Barney Frank: You Wanna Talk About Spending, How About Iraq?

Barney Frank: You Wanna Talk About Spending, How About Iraq?

In the public debate over the stimulus package, Democrats have found themselves largely on the defensive -- forced, at first, to explain the inclusion of business tax cuts at the Obama administration's behest, then asked to justify spending provisions that drew Republican ire.

On Sunday, Rep. Barney Frank did his best to flip those dynamics, playing a card that has largely -- somewhat surprisingly -- gone unused: the war in Iraq.

From his exchange on ABC's This Week with Sen. Jim DeMint:

DeMint: Let's not say it's a stimulus when it's a government spending plan. All of the things, the needs in our society, education, these are things we debate every year.

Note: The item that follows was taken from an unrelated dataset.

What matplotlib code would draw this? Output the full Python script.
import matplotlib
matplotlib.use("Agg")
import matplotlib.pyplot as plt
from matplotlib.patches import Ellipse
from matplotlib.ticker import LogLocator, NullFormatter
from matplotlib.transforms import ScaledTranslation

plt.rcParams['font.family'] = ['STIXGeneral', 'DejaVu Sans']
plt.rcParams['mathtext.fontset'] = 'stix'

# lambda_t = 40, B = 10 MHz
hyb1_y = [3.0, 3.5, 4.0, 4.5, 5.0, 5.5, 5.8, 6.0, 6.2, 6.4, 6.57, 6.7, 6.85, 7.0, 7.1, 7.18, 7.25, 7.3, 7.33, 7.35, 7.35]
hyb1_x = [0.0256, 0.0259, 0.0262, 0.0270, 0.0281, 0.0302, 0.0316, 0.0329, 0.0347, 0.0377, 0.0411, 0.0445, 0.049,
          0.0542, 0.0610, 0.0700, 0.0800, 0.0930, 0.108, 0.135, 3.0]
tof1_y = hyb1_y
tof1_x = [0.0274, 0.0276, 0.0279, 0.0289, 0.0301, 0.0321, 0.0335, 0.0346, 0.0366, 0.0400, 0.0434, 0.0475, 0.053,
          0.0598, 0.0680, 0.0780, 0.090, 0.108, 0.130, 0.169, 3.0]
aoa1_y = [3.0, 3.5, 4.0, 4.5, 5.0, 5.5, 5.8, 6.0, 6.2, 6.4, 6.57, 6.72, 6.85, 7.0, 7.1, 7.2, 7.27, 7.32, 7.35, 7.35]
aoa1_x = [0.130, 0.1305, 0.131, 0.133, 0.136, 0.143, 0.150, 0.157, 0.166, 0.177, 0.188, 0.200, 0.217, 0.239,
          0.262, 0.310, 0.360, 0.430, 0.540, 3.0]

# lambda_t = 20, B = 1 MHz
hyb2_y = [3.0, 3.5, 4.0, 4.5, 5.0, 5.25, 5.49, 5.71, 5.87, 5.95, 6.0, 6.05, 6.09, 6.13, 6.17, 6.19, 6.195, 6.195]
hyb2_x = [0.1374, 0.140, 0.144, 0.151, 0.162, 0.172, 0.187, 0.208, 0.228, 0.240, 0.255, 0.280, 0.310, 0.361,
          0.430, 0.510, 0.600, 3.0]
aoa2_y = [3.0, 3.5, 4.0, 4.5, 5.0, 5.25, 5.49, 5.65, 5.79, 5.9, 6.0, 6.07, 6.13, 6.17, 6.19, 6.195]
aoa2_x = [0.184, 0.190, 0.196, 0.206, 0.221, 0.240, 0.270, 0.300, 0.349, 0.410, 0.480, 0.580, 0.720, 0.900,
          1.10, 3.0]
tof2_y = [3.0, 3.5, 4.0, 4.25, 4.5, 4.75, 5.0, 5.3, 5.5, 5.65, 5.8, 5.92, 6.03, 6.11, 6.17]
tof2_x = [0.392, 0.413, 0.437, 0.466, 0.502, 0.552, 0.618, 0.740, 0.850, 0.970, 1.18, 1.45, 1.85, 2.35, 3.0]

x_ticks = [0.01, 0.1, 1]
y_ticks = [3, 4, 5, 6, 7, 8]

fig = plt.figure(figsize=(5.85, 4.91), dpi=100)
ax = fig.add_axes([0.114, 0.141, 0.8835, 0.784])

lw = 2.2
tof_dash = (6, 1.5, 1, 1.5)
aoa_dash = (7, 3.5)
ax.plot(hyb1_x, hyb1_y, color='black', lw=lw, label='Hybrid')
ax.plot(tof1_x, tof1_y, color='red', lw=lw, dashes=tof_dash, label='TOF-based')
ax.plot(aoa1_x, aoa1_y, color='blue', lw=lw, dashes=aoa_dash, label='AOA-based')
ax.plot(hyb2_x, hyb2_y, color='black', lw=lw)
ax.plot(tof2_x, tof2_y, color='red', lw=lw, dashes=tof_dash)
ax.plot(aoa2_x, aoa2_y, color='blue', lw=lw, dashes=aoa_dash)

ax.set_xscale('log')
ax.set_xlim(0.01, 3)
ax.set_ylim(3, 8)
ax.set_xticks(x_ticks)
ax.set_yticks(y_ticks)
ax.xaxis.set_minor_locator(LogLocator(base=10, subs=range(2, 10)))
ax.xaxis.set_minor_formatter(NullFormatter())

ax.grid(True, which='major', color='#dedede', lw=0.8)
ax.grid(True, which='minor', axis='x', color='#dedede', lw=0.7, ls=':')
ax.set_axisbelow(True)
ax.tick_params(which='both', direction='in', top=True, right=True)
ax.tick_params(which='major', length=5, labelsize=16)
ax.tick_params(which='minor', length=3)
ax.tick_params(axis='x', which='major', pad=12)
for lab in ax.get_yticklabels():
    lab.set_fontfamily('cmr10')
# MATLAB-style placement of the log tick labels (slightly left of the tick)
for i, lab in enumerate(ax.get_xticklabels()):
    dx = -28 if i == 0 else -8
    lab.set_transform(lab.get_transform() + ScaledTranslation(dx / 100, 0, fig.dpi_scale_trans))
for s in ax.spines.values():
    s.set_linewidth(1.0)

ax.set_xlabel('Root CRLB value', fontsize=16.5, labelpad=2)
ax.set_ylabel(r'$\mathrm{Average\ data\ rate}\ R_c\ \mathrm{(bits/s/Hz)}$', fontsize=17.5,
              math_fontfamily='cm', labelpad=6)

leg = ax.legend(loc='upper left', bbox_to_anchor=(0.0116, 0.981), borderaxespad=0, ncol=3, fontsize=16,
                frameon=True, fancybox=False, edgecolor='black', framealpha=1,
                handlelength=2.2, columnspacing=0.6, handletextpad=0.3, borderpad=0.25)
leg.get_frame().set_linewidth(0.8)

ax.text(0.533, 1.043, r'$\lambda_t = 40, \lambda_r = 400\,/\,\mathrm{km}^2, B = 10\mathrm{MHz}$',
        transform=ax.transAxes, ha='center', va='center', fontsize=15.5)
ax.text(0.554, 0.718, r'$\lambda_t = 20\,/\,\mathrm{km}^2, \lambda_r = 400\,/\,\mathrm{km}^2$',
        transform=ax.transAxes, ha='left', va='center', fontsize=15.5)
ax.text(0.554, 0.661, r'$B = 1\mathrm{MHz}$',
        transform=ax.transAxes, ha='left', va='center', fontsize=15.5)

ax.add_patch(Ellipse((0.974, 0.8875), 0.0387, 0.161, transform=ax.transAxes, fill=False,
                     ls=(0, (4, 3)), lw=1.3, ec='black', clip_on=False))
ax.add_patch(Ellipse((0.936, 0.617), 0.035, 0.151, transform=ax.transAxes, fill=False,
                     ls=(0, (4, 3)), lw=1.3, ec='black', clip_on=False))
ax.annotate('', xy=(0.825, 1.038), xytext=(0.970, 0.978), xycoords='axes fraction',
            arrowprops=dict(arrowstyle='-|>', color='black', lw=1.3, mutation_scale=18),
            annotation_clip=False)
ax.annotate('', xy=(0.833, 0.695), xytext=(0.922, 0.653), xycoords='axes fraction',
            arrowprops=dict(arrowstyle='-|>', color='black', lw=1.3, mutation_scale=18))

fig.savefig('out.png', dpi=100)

Frank: Spending can be stimulus. I don't understand.

DeMint: It's the largest spending bill in history and we're trying to call it a stimulus.

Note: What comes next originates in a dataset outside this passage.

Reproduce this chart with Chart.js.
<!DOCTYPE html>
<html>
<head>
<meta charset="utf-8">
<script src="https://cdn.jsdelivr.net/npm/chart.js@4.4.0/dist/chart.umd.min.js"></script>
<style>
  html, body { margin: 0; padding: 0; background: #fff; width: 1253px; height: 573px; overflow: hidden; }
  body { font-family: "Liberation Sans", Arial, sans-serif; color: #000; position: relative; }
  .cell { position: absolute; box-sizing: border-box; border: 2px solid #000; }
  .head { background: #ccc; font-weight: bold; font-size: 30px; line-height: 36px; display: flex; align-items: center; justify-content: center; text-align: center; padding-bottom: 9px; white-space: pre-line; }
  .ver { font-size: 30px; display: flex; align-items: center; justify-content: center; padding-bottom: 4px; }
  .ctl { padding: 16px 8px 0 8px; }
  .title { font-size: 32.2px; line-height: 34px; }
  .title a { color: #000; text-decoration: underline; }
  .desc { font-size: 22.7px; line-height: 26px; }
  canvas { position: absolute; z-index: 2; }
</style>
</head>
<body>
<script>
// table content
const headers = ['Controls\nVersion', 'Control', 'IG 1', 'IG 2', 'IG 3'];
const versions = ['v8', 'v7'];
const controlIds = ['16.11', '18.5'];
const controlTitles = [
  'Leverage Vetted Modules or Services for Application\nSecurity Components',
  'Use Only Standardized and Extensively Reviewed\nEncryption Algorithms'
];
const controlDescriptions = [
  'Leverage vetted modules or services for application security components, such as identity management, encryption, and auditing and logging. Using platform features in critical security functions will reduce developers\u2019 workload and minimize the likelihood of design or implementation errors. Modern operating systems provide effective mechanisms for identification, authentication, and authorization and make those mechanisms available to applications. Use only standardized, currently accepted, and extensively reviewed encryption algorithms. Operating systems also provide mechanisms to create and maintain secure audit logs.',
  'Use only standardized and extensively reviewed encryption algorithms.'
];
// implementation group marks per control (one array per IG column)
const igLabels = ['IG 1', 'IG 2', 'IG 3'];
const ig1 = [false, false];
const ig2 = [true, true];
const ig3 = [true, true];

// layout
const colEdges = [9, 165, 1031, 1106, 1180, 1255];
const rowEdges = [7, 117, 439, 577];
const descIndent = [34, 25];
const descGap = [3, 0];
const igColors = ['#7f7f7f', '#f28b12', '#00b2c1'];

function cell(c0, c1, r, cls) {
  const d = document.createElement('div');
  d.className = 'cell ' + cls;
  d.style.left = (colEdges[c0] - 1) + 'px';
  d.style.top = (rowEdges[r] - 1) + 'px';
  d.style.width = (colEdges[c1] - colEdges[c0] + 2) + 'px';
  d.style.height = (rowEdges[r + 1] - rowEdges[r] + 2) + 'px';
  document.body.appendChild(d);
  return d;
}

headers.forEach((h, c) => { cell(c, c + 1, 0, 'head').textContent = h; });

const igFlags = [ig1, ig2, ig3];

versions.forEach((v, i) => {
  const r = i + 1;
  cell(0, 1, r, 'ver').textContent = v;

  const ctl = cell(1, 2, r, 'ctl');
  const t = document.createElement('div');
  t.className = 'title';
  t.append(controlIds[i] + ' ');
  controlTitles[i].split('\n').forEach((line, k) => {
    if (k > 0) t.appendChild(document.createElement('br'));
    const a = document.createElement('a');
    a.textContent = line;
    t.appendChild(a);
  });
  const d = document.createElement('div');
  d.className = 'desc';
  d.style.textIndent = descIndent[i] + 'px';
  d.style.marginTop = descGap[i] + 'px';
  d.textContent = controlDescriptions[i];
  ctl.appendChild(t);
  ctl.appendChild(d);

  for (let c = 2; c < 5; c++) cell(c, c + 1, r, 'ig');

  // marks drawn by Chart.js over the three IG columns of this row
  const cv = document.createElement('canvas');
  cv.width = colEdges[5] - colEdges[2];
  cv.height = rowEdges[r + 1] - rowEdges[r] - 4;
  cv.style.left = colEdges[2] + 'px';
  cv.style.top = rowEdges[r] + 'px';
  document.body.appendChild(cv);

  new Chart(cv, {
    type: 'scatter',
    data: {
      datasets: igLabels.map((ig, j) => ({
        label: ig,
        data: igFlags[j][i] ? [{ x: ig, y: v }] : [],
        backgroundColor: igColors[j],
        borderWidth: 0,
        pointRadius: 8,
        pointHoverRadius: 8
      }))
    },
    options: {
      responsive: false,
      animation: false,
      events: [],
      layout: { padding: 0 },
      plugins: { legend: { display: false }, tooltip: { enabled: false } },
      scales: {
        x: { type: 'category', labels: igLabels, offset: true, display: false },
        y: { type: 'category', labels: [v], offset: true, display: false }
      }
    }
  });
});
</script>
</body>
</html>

Frank: The largest spending bill in history is going to turn out to be the one in Iraq. If we're going to talk about spending, I have a problem when we leave out that extraordinary expensive, damaging war in Iraq, which has caused much more harm than good in my judgment. I don't understand from my conservative friends, building a road, building a school, helping to get health care, that's wasteful spending. But that war in Iraq, that's going to cost us over a trillion dollars, yeah, I wish we hadn't done that we would have been in a lot better shape fiscally.

There are differing opinions over just how much foreign wars have contributed to the current state of the economy. From a strictly numerical standpoint, the cost of Iraq constitutes a small portion of the GDP.

But the argument Frank makes is that in the context of chiding government spending, self-purported fiscal conservatives should not be entitled to selective memory. So when George Stephanopoulos jumped in to say the issue could be fodder for "a whole other show," the Massachusetts Democrat had none of it.

"That's the problem," said Frank. "The problem is we look at spending and say don't spend on highways or health care. Let's builds weapons to defeat the Soviet Union when we don't need them. Let's have hundreds of billions of dollars going to the military without a check. Unless everything is on the table, then you are going to have a disproportionate hit in some places."